Comparison of the published descriptions of the Dorset and Normandy successions shows broad lithological and faunal similarities [1,13,34,35], and there is agreement on their correlation at the ammonite zonal level [3,25,26]. There is, however, no published chronostratigraphical comparison of the two successions. In recent years, descriptions of the Kimmeridge Clay have combined the lithological, sedimentological, palaeontological and geophysical wire line-log data to produce a chronostratigraphy that is applicable throughout onshore Britain. The Lower Kimmeridge Clay has been divided into 35 chronostratigraphical units (referred to as KC 1 to KC 35) on the basis of combinations of what are believed to be isochronous sedimentary and palaeontological events [18,20]. These units have been grouped into five sequences, each of which is bounded by a third-order stratigraphical sequence surface (Km 1 to Km 6) [38].

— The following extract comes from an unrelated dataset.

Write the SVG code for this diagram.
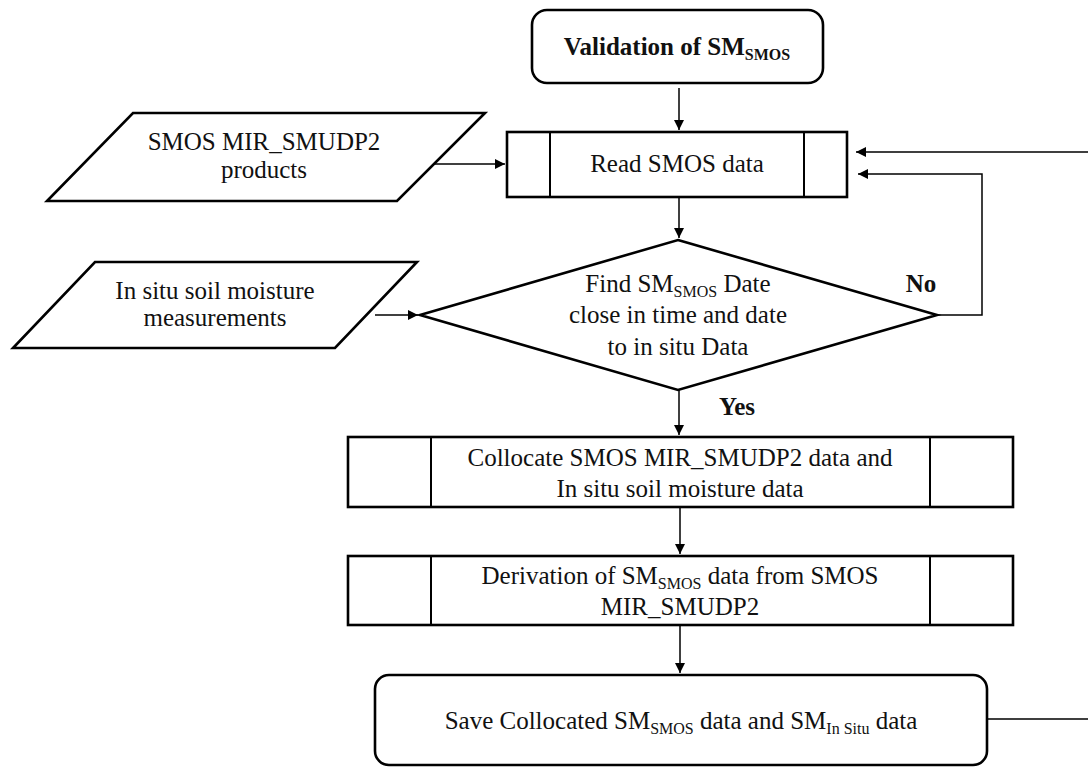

Early descriptions of the equivalent sediments in Normandy concentrated on the biostratigraphy [22,31,32]. More recent descriptions [34,35] have enhanced the palaeontological descriptions and combined them with the lithological data. Because of their continual renewal the Normandy sections now provide a better opportunity to improve our knowledge of the detailed biostratigraphy of parts of the Sub-boreal Kimmeridgian than does any English section. The Normandy sections were closer than the Dorset-type section to the Sub-Tethyan faunal province in Kimmeridgian times, and they offer a better opportunity for inter-province correlation.
2 Correlation of the Dorset and Normandy successions
Stratigraphical summaries of the Kimmeridgian successions exposed on the Dorset and Normandy coasts are shown in Figs. 2 and 3, together with their correlations. The Dorset succession and zonation are based on work by numerous authors on the cliff sections [2,4–7,9–13,16,21,33,36,39,40,43], and on continuously cored boreholes [10,18,20]. The Normandy coast succession is based on published descriptions of the lithostratigraphy and biostratigraphy [8,14,22,25–28,31–35], and additional observations made on sections visible in May 2000, November 2001, and June 2002.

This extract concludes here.